I was sitting here trying to make a grocery list, all while trying to prepare myself something for lunch, and I had just set the girls down with their lunches. Of course they didn't want what I had put on their plates. And they wouldn't let me forget that they "needed" juice for the umpteenth time. And then the toddler decided that she didn't want to sit in her high chair, but that she wanted to sit at the little table so she was throwing a conniption fit. I had to move her to the little table and sit her down, and of course that wasn't good enough either because there was something else she wanted, but she didn't know what, so on went her fit. I decided that she needed a nap, so I put her in her crib. She cried like someone was torturing her, like she always does. Then I put the preschooler in my bed to lay down for a nap. She asked me what I was going to do, and I told her that I would be eating my lunch and then cleaning.

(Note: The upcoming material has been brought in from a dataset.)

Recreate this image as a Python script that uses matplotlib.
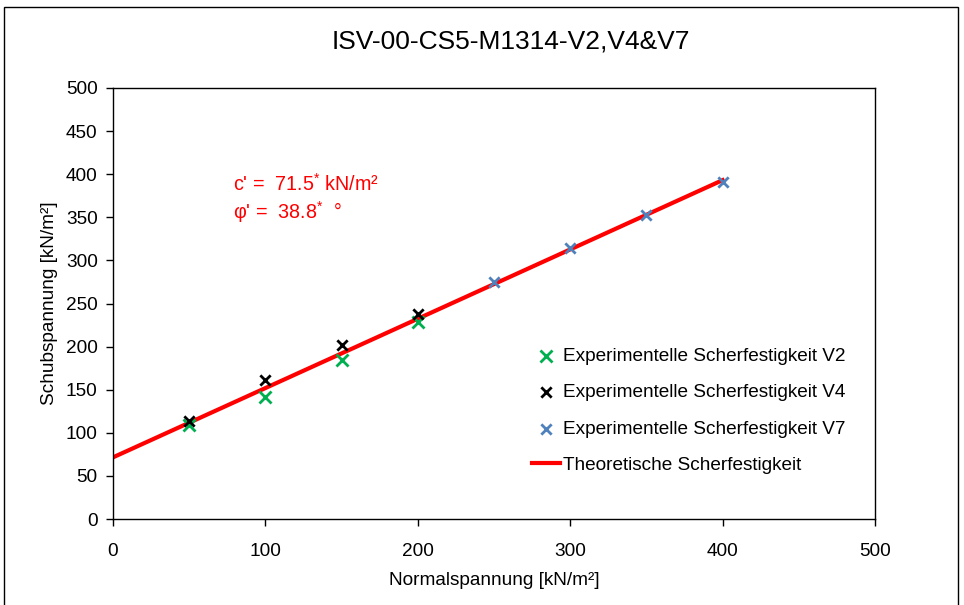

Sadly all I wanted to say was that it was none of her business, or not to worry about what I was going to do...
I went to the kitchen and sat down here in front of my computer and just sighed. Oh, how I wish that I could just let things go and not become so terribly irritated by the sounds that my children make. The whining, the screaming, the fussing, the fighting... The sounds they make when they want something... These days I pray for silence. I pray for complete silence so that I can hear myself think again. But today, I wondered something... I wondered, in 14, 15, 16 years from now... Am I going to pray for silence then? Am I going to pray that my kids just be quiet and leave me alone for five minutes? The sad thing is, I probably wont have to pray for silence then. I will be BEGGING my children to talk to me. I will miss the days when they would talk to me every five minutes and I would probably be praying to have those days back.
How I wish that I could find the joys in motherhood again... Don't get me wrong, I do enjoy being a mother most days, but I feel like I am doing something wrong. How can I give my children the world and they are still so unhappy or unsatisfied? What wrong turn did I take? Why can I not find peace in my home? I would love to wake up one morning and have everything go smoothly. No fussing toddler wanting milk right.this.second, no panicking preschooler that can't figure out how to put on her shoes the right way... No frazzled mama wishing she knew how to get this motherhood thing down pat.
The truth is, I will never be a perfect mama. I repeat, I will never be a perfect mama... And as long as my children are young, I will probably never experience a peaceful morning. I will probably never get quiet time other than when my children are napping. All I can do is soak up the quiet that I do have, and embrace the loud now, because before I know it, these loud moments will be just a memory of the past.